To summarize, Paul would say, “God appointed us to these afflictions! We went into this ministry knowing full well that suffering and tribulation awaited us. We are ok with this reality because the cause of Christ is worth it.” Instead of trying to give them a padded answer to soften the blow of reality, he responds by embracing his painful and confusing circumstances in light of the gospel.
We would do well to take heed to Paul’s example. There are many today who are “tempted by the tempter” with difficult questions surrounding the reality of suffering and challenges in life. I know, I’m one of them. Trust me, pastors aren’t immune to questions and uncertainty! When put in a position to answer these challenging questions, many Christians are tempted to skirt the truth and create an answer that will appease the doubter. These kinds of answers only tend to magnify doubt. What we need today more than ever is the truth, spoken in love. Often the truth is not the answer that many will enjoy hearing. The truth frequently defies the ideals and desires of this secular age and godless culture, yet it is always the truth that sets people free when they embrace it by faith.
I’ve been observing a disturbing trend within Christianity lately. It is the idolization of doubt over faith. For many, uncertainty has become the doorway into supposed freedom. Many people preach doubt as though doubt, not faith, is the new hero of the Christian narrative. In reality, doubt, when given unbridled control, takes honest questions and leads them everywhere except to the doorway of truth. We have seen this manifested lately as many “high profile” Christian leaders like Josh Harris (Author of “I Kissed Dating Goodbye”) and Marty Sampson (Former worship leader and songwriter for Hillsong) have been publicly, and even proudly renouncing their faith in light of their doubts.
It’s been my experience that doubt will gladly walk hand in hand with your unanswered questions. First, he will take them by the home of fear, who is an expert at manipulating reason and preying on insecurities. He then will lead them down the hallway of emotion, who loves to imitate truth and govern one’s decisions. Finally, doubt takes your questions and tucks them deep into the bed of pride where they can find false rest within the assessment that “I know better than…” all while masking itself in false humility. The frightening thing is that doubt loves to conduct this journey in secret. A person can make a journey away from faith without anyone else recognizing it. Those who refuse to confine doubt to the boundaries of faith and the borders of truth fall into a perpetual downward spiral while they live within the self-deception that they are flying into freedom. I love how Spurgeon captured it when he penned the words,
Doubt discovers difficulties which it never solves; it creates hesitancy, despondency, despair. Its progress is the decay of comfort, the death of peace. “Believe!” is the word which speaks life into a man, but doubt nails down his coffin.
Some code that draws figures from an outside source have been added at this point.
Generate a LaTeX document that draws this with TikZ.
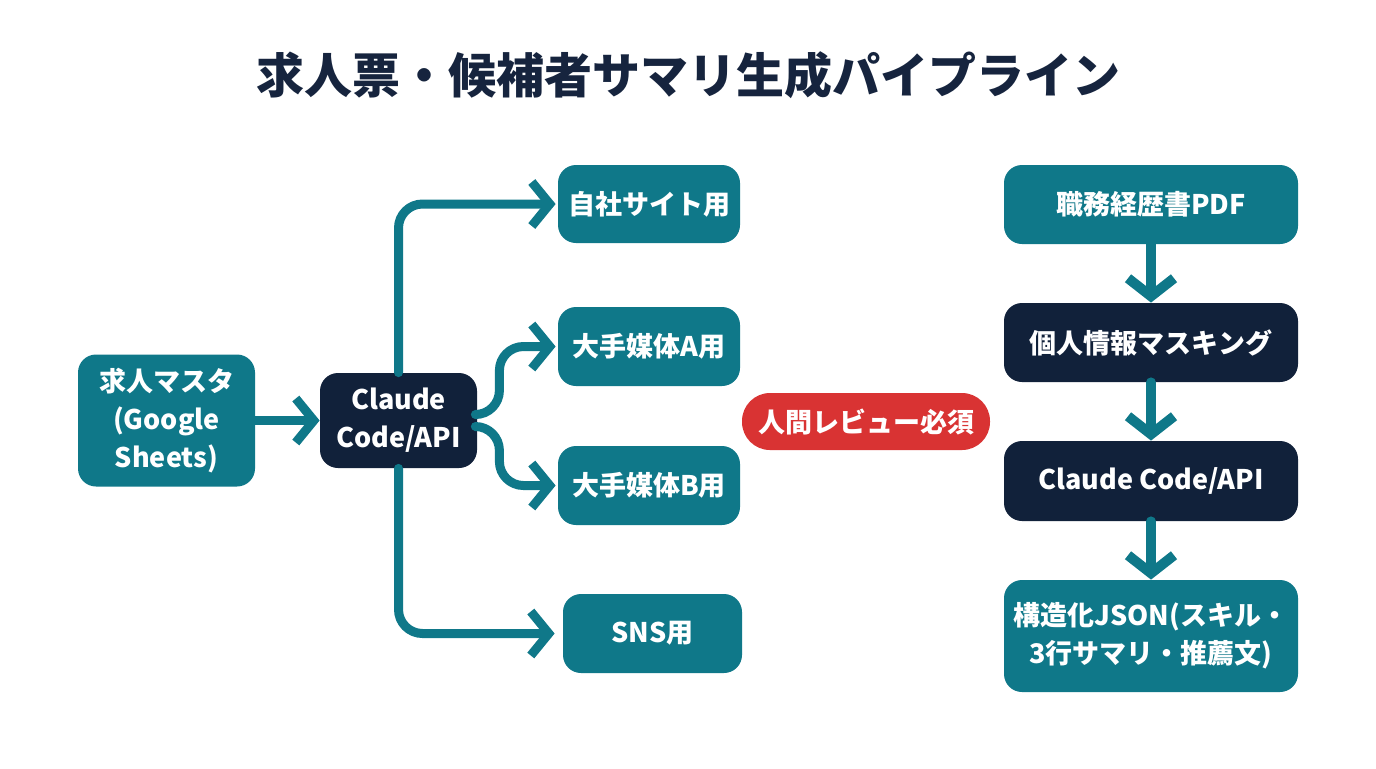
\documentclass[tikz,border=0pt]{standalone}
\usepackage{fontspec}
\setmainfont{Noto Sans CJK JP}
\usetikzlibrary{arrows.meta}
\definecolor{tealc}{HTML}{0F7889}
\definecolor{navyc}{HTML}{11213A}
\definecolor{redc}{HTML}{D93333}
\definecolor{titlec}{HTML}{16243E}
\begin{document}
\begin{tikzpicture}[x=0.5pt,y=-0.5pt,
  box/.style={rounded corners=9pt, text=white, align=center, inner sep=0pt,
    font=\bfseries\fontsize{13.5}{19}\selectfont},
  tealbox/.style={box, fill=tealc},
  navybox/.style={box, fill=navyc},
  conn/.style={draw=tealc, line width=4.5pt, rounded corners=12pt, line cap=round, line join=round,
    -{Straight Barb[length=9pt,width=22pt]}},
  vconn/.style={conn, line width=5pt, -{Straight Barb[length=9pt,width=23pt]}}
]
\useasboundingbox[fill=white] (0,0) rectangle (1376,768);
\node[text=titlec, font=\bfseries\fontsize{24}{28}\selectfont] (title) at (688,75) {求人票・候補者サマリ生成パイプライン};

% left group
\node[tealbox, minimum width=88.5pt, minimum height=66pt] (src) at (166.5,420.5) {求人マスタ\\(Google\\Sheets)};
\node[navybox, minimum width=78.5pt, minimum height=47.5pt] (cl) at (398.5,420.5) {Claude\\Code/API};
\node[tealbox, minimum width=91pt, minimum height=39pt] (o1) at (649,204) {自社サイト用};
\node[tealbox, minimum width=91pt, minimum height=39.5pt] (o2) at (649,346.5) {大手媒体A用};
\node[tealbox, minimum width=91pt, minimum height=39.5pt] (o3) at (649,485.5) {大手媒体B用};
\node[tealbox, minimum width=89.5pt, minimum height=39.5pt] (o4) at (652.5,633.5) {SNS用};

% review pill
\node[box, fill=redc, rounded corners=14pt, minimum width=124pt, minimum height=28.5pt] (rev) at (866,421.5) {人間レビュー必須};

% right group
\node[tealbox, minimum width=147pt, minimum height=39.5pt] (r1) at (1151,204.5) {職務経歴書PDF};
\node[navybox, minimum width=147pt, minimum height=39.5pt] (r2) at (1151,342.5) {個人情報マスキング};
\node[navybox, minimum width=147pt, minimum height=40pt] (r3) at (1151,481) {Claude Code/API};
\node[tealbox, minimum width=147pt, minimum height=56pt] (r4) at (1151,636) {構造化JSON(スキル・\\3行サマリ・推薦文)};

% connectors
\draw[conn] (src.east) -- (cl.west);
\draw[conn, shorten >=1pt] (cl.north) |- (o1.west);
\draw[conn, shorten >=4pt] (cl.south) |- (o4.west);
\draw[conn, shorten >=1pt] ([yshift=3pt]cl.east) -- ++(22,0) |- (o2.west);
\draw[conn, shorten >=1pt] ([yshift=-3pt]cl.east) -- ++(22,0) |- (o3.west);
\draw[vconn] (r1.south) -- (r2.north);
\draw[vconn] (r2.south) -- (r3.north);
\draw[vconn] (r3.south) -- (r4.north);
\end{tikzpicture}
\end{document}
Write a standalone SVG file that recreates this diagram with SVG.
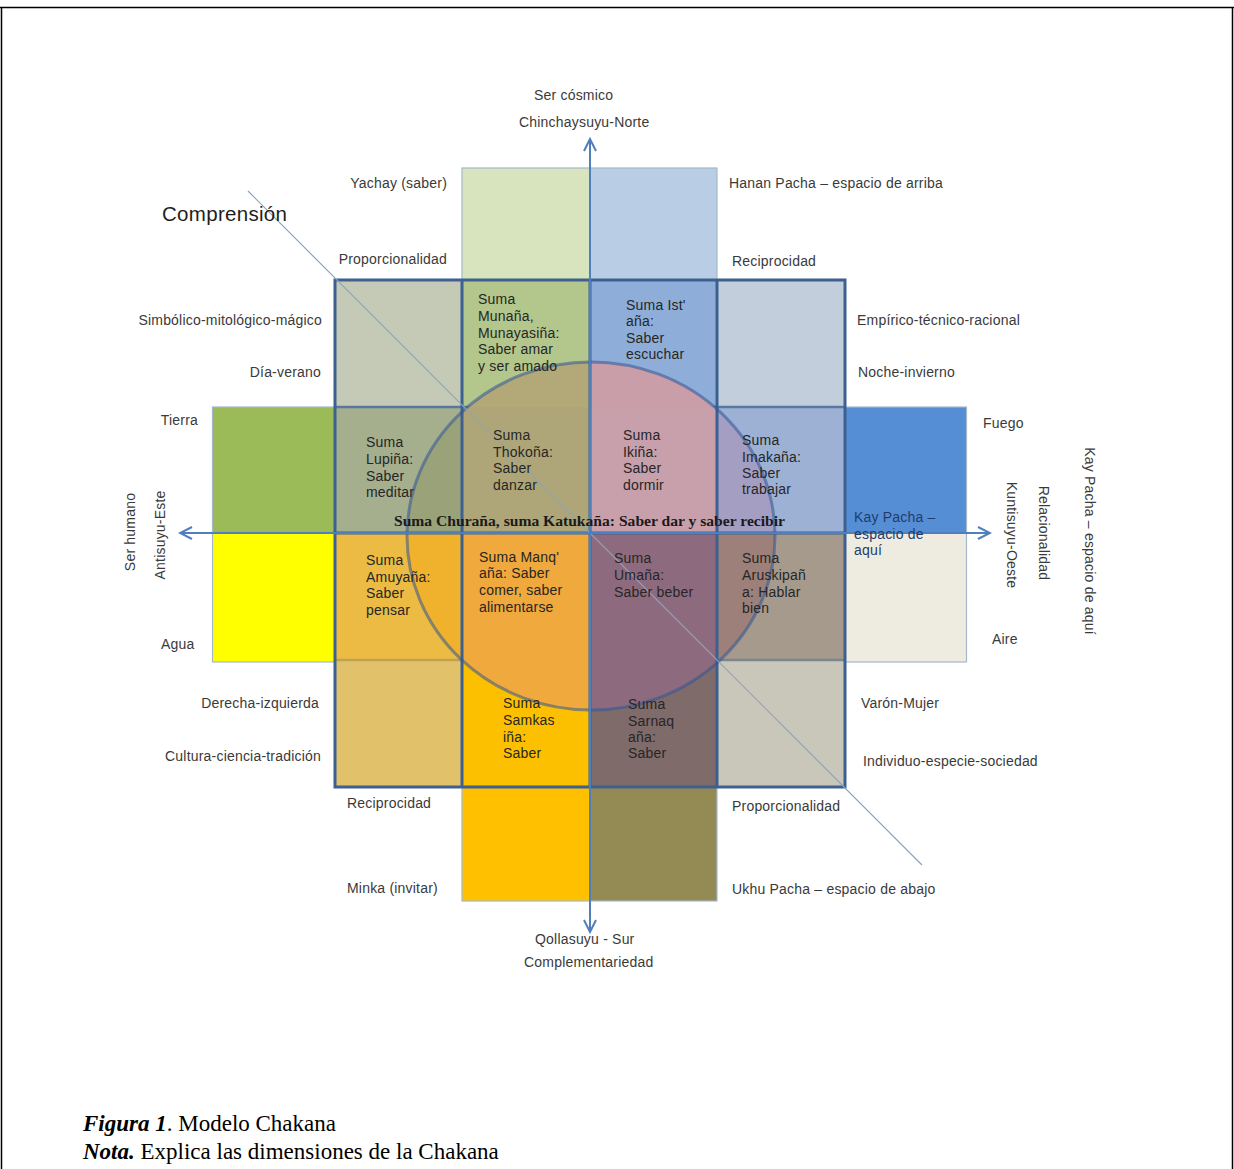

Questions can be welcomed passengers on your journey with Christ as long as faith is still in the driver’s seat. It’s when doubt takes the wheel and sets the course, that dangerous collisions lie ahead. Doubt always promises to carry one to freedom, but I’ve never met a chronic doubter that wasn’t imprisoned by some form of bitterness, past hurt, anger, or pride. Christian, please know that God can handle your doubts and even use them to lead you to the truth, but also be keenly aware that Satan wants to use your doubts as a weapon against your faith.
Let’s face it; there are a lot of realities that exist in this world that seem perplexing to our human minds. We can’t find all the answers we would love to have to reconcile all the questions we could produce. But let us always be mindful of Paul’s words, “That no one would be shaken by these afflictions.” Let us choose to trust the Lord when doubt, fear, and questions are beating at our door. Faith in the higher purposes and perfect wisdom of God is what will ultimately carry us through to real victory and freedom!